# start of DATASET EXTRACT

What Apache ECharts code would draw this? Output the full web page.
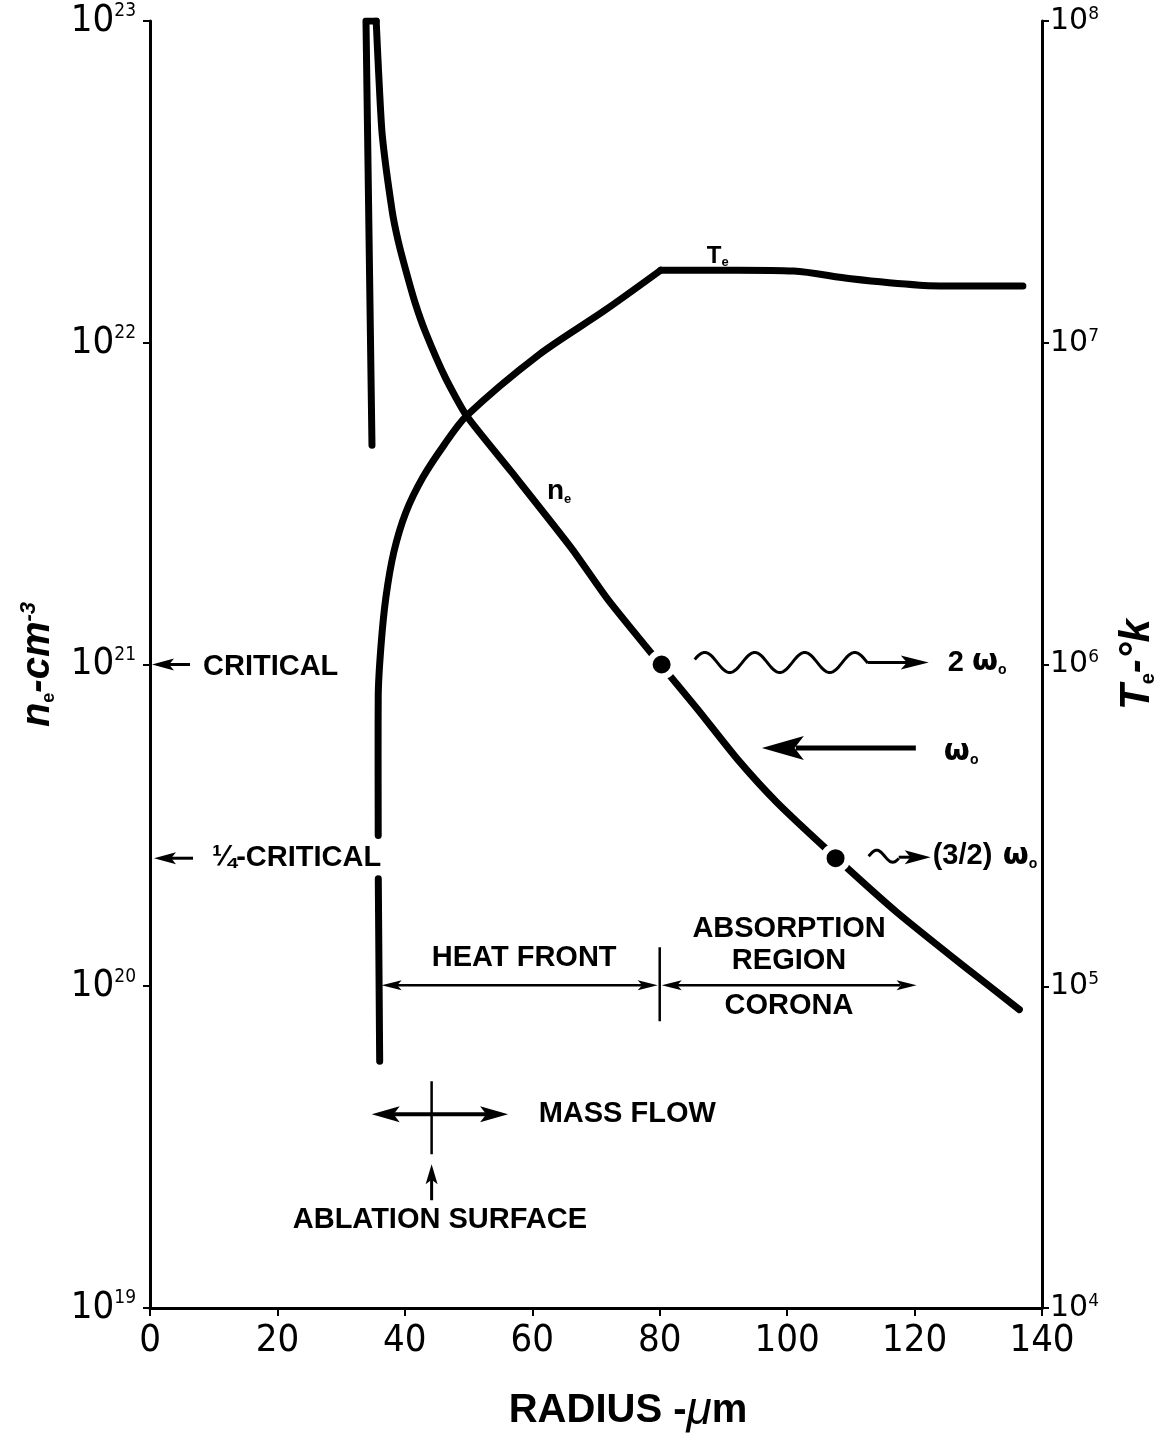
<!DOCTYPE html>
<html>
<head>
<meta charset="utf-8">
<script src="https://cdn.jsdelivr.net/npm/echarts@6/dist/echarts.min.js"></script>
<style>
  html, body { margin: 0; padding: 0; background: #fff; }
  #chart { width: 1166px; height: 1439px; }
</style>
</head>
<body>
<div id="chart"></div>
<script>
// radius in micrometres, density in cm^-3 (left axis), temperature in K (right axis)
const radiusTicks = [0, 20, 40, 60, 80, 100, 120, 140];

// thin spike at the shell, drawn straight
const spikeRadius = [34.84, 33.9, 35.5];
const spikeDensity = [4.8e21, 1e23, 1e23];

// main density profile, drawn smooth
const neRadius = [35.5, 35.86, 36.45, 38.02, 38.98, 40.11, 41.56, 43.23, 46.36, 49.69,
  56.77, 66.14, 71.88, 80.31, 85.94, 92.19, 98.44, 107.55, 117.19, 127.6, 136.45];
const neDensity = [1e23, 7.06e22, 4.42e22, 2.56e22, 2.06e22, 1.69e22, 1.34e22, 1.08e22, 7.79e21, 5.93e21,
  3.96e21, 2.30e21, 1.59e21, 9.9e20, 7.26e20, 5.08e20, 3.72e20, 2.52e20, 1.70e20, 1.16e20, 8.46e19];

// temperature: rising part (with the gap behind the 1/4-critical label) and the flat corona
const teRiseRadius = [36.05, 35.83, '-', 35.82, 35.8, 35.82, 36.25, 37.03, 38.28, 40.16, 42.81, 46.09, 49.69,
  60.94, 71.36, 80.16];
const teRiseKelvin = [5.85e4, 2.16e5, '-', 2.94e5, 5.2e5, 7.96e5, 1.14e6, 1.62e6, 2.24e6, 2.97e6, 3.81e6, 4.79e6, 5.93e6,
  9.15e6, 1.26e7, 1.68e7];
const teFlatRadius = [80.16, 92.2, 101.0, 110.0, 120.8, 128.6, 137.0];
const teFlatKelvin = [1.68e7, 1.68e7, 1.67e7, 1.58e7, 1.51e7, 1.50e7, 1.50e7];

const markerRadius = [80.3, 107.6];
const markerDensity = [1e21, 2.5e20];

const narrow = '"Liberation Sans Narrow", "DejaVu Sans Condensed", sans-serif';
const bold = '"Liberation Sans", Arial, sans-serif';

const chart = echarts.init(document.getElementById('chart'));

const powLabel = (v) => '{b|10}{s|' + Math.round(Math.log10(v)) + '}';
const pairs = (xs, ys) => xs.map((x, i) => [x, ys[i]]);
const thick = { color: '#000', width: 7, cap: 'round', join: 'round' };

const option = {
  animation: false,
  backgroundColor: '#fff',
  grid: { left: 150, right: 120, top: 21, bottom: 124 },
  xAxis: {
    type: 'value',
    min: radiusTicks[0],
    max: radiusTicks[radiusTicks.length - 1],
    interval: radiusTicks[1] - radiusTicks[0],
    axisLine: { show: true, onZero: false, lineStyle: { color: '#000', width: 3 } },
    axisTick: { show: true, length: 8, lineStyle: { color: '#000', width: 2 } },
    axisLabel: { margin: 14, color: '#000', fontSize: 38, fontFamily: narrow, showMinLabel: true, showMaxLabel: true },
    splitLine: { show: false },
    name: '{r|RADIUS -}{m|μ}{r|m}',
    nameLocation: 'middle',
    nameGap: 80,
    nameTextStyle: {
      padding: [0, 0, 0, 64],
      rich: {
        r: { fontSize: 40, fontWeight: 'bold', fontFamily: bold, color: '#000' },
        m: { fontSize: 46, fontStyle: 'italic', fontFamily: bold, color: '#000' }
      }
    }
  },
  yAxis: [
    {
      type: 'log',
      logBase: 10,
      min: 1e19,
      max: 1e23,
      position: 'left',
      axisLine: { show: true, lineStyle: { color: '#000', width: 3 } },
      axisTick: { show: true, length: 7, lineStyle: { color: '#000', width: 2 } },
      minorTick: { show: false },
      splitLine: { show: false },
      axisLabel: {
        margin: 14,
        formatter: powLabel,
        rich: {
          b: { fontSize: 38, fontFamily: narrow, color: '#000' },
          s: { fontSize: 19, fontFamily: narrow, color: '#000', verticalAlign: 'top' }
        }
      },
      name: '{n|n}{e|e}{n|-cm}{s|-3}',
      nameLocation: 'middle',
      nameRotate: 90,
      nameGap: 92,
      nameTextStyle: {
        rich: {
          n: { fontSize: 40, fontWeight: 'bold', fontStyle: 'italic', fontFamily: bold, color: '#000' },
          e: { fontSize: 18, fontWeight: 'bold', fontFamily: bold, color: '#000', verticalAlign: 'bottom' },
          s: { fontSize: 22, fontWeight: 'bold', fontStyle: 'italic', fontFamily: bold, color: '#000', verticalAlign: 'top' }
        }
      }
    },
    {
      type: 'log',
      logBase: 10,
      min: 1e4,
      max: 1e8,
      position: 'right',
      axisLine: { show: true, lineStyle: { color: '#000', width: 3 } },
      axisTick: { show: true, length: 7, lineStyle: { color: '#000', width: 2 } },
      minorTick: { show: false },
      splitLine: { show: false },
      axisLabel: {
        margin: 8,
        formatter: powLabel,
        rich: {
          b: { fontSize: 30, fontFamily: '"DejaVu Sans", sans-serif', color: '#000' },
          s: { fontSize: 17, fontFamily: '"DejaVu Sans", sans-serif', color: '#000', verticalAlign: 'top' }
        }
      },
      name: '{n|T}{e|e}{n|-°k}',
      nameLocation: 'middle',
      nameRotate: 90,
      nameGap: 74,
      nameTextStyle: {
        rich: {
          n: { fontSize: 42, fontWeight: 'bold', fontStyle: 'italic', fontFamily: bold, color: '#000' },
          e: { fontSize: 20, fontWeight: 'bold', fontFamily: bold, color: '#000', verticalAlign: 'bottom' }
        }
      }
    }
  ],
  series: [
    { name: 'ne spike', type: 'line', yAxisIndex: 0, data: pairs(spikeRadius, spikeDensity),
      symbol: 'none', lineStyle: thick, z: 3 },
    { name: 'ne', type: 'line', yAxisIndex: 0, data: pairs(neRadius, neDensity),
      symbol: 'none', smooth: 0.2, lineStyle: thick, z: 3 },
    { name: 'Te rise', type: 'line', yAxisIndex: 1, data: pairs(teRiseRadius, teRiseKelvin),
      symbol: 'none', smooth: 0.3, connectNulls: false, lineStyle: thick, z: 3 },
    { name: 'Te corona', type: 'line', yAxisIndex: 1, data: pairs(teFlatRadius, teFlatKelvin),
      symbol: 'none', smooth: 0.3, lineStyle: thick, z: 3 },
    {
      name: 'markers',
      type: 'scatter',
      yAxisIndex: 0,
      data: pairs(markerRadius, markerDensity),
      symbol: 'circle',
      symbolSize: 24,
      itemStyle: { color: '#000', borderColor: '#fff', borderWidth: 6, opacity: 1 },
      z: 5
    }
  ]
};

chart.setOption(option);

// ---- annotations, placed from data coordinates ----
const toPx = (r, n) => chart.convertToPixel({ xAxisIndex: 0, yAxisIndex: 0 }, [r, n]);

const seg = (x1, y1, x2, y2, w) => ({
  type: 'line', shape: { x1, y1, x2, y2 }, style: { stroke: '#000', lineWidth: w }, z: 10
});
const head = (tx, ty, dx, dy, len, half) => {
  const bx = tx - dx * len, by = ty - dy * len;
  const nx = tx - dx * len * 0.78, ny = ty - dy * len * 0.78;
  return {
    type: 'polygon', z: 10,
    shape: { points: [[tx, ty], [bx - dy * half, by + dx * half], [nx, ny], [bx + dy * half, by - dx * half]] },
    style: { fill: '#000' }
  };
};
const label = (x, y, text, size, align, rich) => ({
  type: 'text', x, y, z: 10,
  style: {
    text, align: align || 'left', verticalAlign: 'middle',
    fontSize: size, fontWeight: 'bold', fontFamily: bold, fill: '#000', rich
  }
});
const wave = (x1, x2, yc, amp, period, start) => {
  const pts = [];
  for (let x = x1; x <= x2; x += 1) {
    pts.push([x, yc - amp * Math.cos(2 * Math.PI * (x - start) / period)]);
  }
  return { type: 'polyline', z: 10, shape: { points: pts }, style: { stroke: '#000', lineWidth: 3, fill: null } };
};

const omegaRich = {
  n: { fontSize: 29, fontWeight: 'bold', fontFamily: bold, fill: '#000' },
  w: { fontSize: 30, fontWeight: 'bold', fontFamily: '"DejaVu Sans", sans-serif', fill: '#000' },
  o: { fontSize: 14, fontWeight: 'bold', fontFamily: bold, fill: '#000', verticalAlign: 'bottom' }
};

const FS = 29;
const [x0, yCrit] = toPx(0, 1e21);
const yQuarter = toPx(0, 2.5e20)[1];
const yFront = toPx(0, 1e20)[1] - 1;
const xSurf = toPx(36.2, 1e20)[0];
const xFront = toPx(80, 1e20)[0];
const xCorona = toPx(120, 1e20)[0];
const xAbl = toPx(44.2, 1e20)[0];

const g = [];
// critical / quarter critical
g.push(seg(x0 + 40, yCrit, x0 + 16, yCrit, 3), head(x0 + 2, yCrit, -1, 0, 22, 6));
g.push(label(x0 + 53, yCrit + 2, 'CRITICAL', FS));
g.push(seg(x0 + 43, yQuarter, x0 + 18, yQuarter, 3), head(x0 + 4, yQuarter, -1, 0, 22, 6));
g.push(label(x0 + 62, yQuarter, '¼-CRITICAL', FS));

// heat front / corona
g.push(seg(xSurf + 14, yFront, xFront - 14, yFront, 2.5));
g.push(head(xSurf + 1, yFront, -1, 0, 20, 5), head(xFront - 2, yFront, 1, 0, 20, 5));
g.push(seg(xFront, yFront - 38, xFront, yFront + 36, 2.5));
g.push(seg(xFront + 14, yFront, xCorona - 14, yFront, 2.5));
g.push(head(xFront + 2, yFront, -1, 0, 20, 5), head(xCorona + 2, yFront, 1, 0, 20, 5));
g.push(label((xSurf + xFront) / 2 + 4, yFront - 27, 'HEAT FRONT', FS, 'center'));
const xReg = toPx(100.3, 1e20)[0];
g.push(label(xReg, yFront - 56, 'ABSORPTION', FS, 'center'));
g.push(label(xReg, yFront - 24, 'REGION', FS, 'center'));
g.push(label(xReg, yFront + 21, 'CORONA', FS, 'center'));

// mass flow and ablation surface
const yMass = yFront + 129;
const xMassL = toPx(34.8, 1e20)[0], xMassR = toPx(56.2, 1e20)[0];
g.push(seg(xMassL + 20, yMass, xMassR - 20, yMass, 4));
g.push(head(xMassL, yMass, -1, 0, 28, 8), head(xMassR, yMass, 1, 0, 28, 8));
g.push(seg(xAbl, yMass - 33, xAbl, yMass + 40, 2.5));
g.push(label(toPx(61, 1e20)[0], yMass, 'MASS FLOW', FS));
g.push(seg(xAbl, yMass + 86, xAbl, yMass + 60, 3), head(xAbl, yMass + 50, 0, -1, 20, 6));
g.push(label(toPx(45.5, 1e20)[0], yMass + 106, 'ABLATION SURFACE', FS, 'center'));

// harmonic emission and incident light
const xw1 = toPx(85.5, 1e21)[0];
g.push(wave(xw1, xw1 + 173, yCrit - 2, 10, 50, xw1 + 10));
g.push(seg(xw1 + 173, yCrit - 2, xw1 + 215, yCrit - 2, 3), head(xw1 + 234, yCrit - 2, 1, 0, 28, 7));
g.push(label(xw1 + 253, yCrit - 2, '{n|2 }{w|ω}{o|o}', FS, 'left', omegaRich));

const yOmega = toPx(0, 5.5e20)[1];
const xOmega = toPx(120.2, 5.5e20)[0];
g.push(seg(xOmega, yOmega, xOmega - 120, yOmega, 5), head(xOmega - 154, yOmega, -1, 0, 42, 12));
g.push(label(xOmega + 28, yOmega + 4, '{w|ω}{o|o}', FS, 'left', omegaRich));

const xw2 = toPx(112.8, 2.5e20)[0];
g.push(wave(xw2, xw2 + 30, yQuarter - 2, 6, 32, xw2 + 8));
g.push(seg(xw2 + 30, yQuarter - 1, xw2 + 44, yQuarter - 1, 3), head(xw2 + 62, yQuarter - 1, 1, 0, 26, 7));
g.push(label(xw2 + 64, yQuarter - 2, '{n|(3/2)}{w| ω}{o|o}', FS, 'left',
  Object.assign({}, omegaRich, { w: Object.assign({}, omegaRich.w, { verticalAlign: 'bottom' }) })));

// curve labels
const teAnchor = chart.convertToPixel({ xAxisIndex: 0, yAxisIndex: 1 }, [89.1, 1.85e7]);
g.push(label(teAnchor[0], teAnchor[1], '{t|T}{e|e}', 22, 'center', {
  t: { fontSize: 24, fontWeight: 'bold', fontFamily: bold, fill: '#000' },
  e: { fontSize: 13, fontWeight: 'bold', fontFamily: bold, fill: '#000', verticalAlign: 'bottom' }
}));
const neAnchor = toPx(64.2, 3.45e21);
g.push(label(neAnchor[0], neAnchor[1], '{t|n}{e|e}', 24, 'center', {
  t: { fontSize: 28, fontWeight: 'bold', fontFamily: bold, fill: '#000' },
  e: { fontSize: 13, fontWeight: 'bold', fontFamily: bold, fill: '#000', verticalAlign: 'bottom' }
}));

chart.setOption({ graphic: g });

window.addEventListener('resize', () => chart.resize());
</script>
</body>
</html>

# end of DATASET EXTRACT

» TASK STATEMENT
Repeat only what lies between the start of the data and the end of the line containing "const spikeDensity = [4.8e21, 1e23, 1e23];", exactly, with pictures left out.

» OUTPUT OF THE TASK
What Apache ECharts code would draw this? Output the full web page.
<!DOCTYPE html>
<html>
<head>
<meta charset="utf-8">
<script src="https://cdn.jsdelivr.net/npm/echarts@6/dist/echarts.min.js"></script>
<style>
  html, body { margin: 0; padding: 0; background: #fff; }
  #chart { width: 1166px; height: 1439px; }
</style>
</head>
<body>
<div id="chart"></div>
<script>
// radius in micrometres, density in cm^-3 (left axis), temperature in K (right axis)
const radiusTicks = [0, 20, 40, 60, 80, 100, 120, 140];

// thin spike at the shell, drawn straight
const spikeRadius = [34.84, 33.9, 35.5];
const spikeDensity = [4.8e21, 1e23, 1e23];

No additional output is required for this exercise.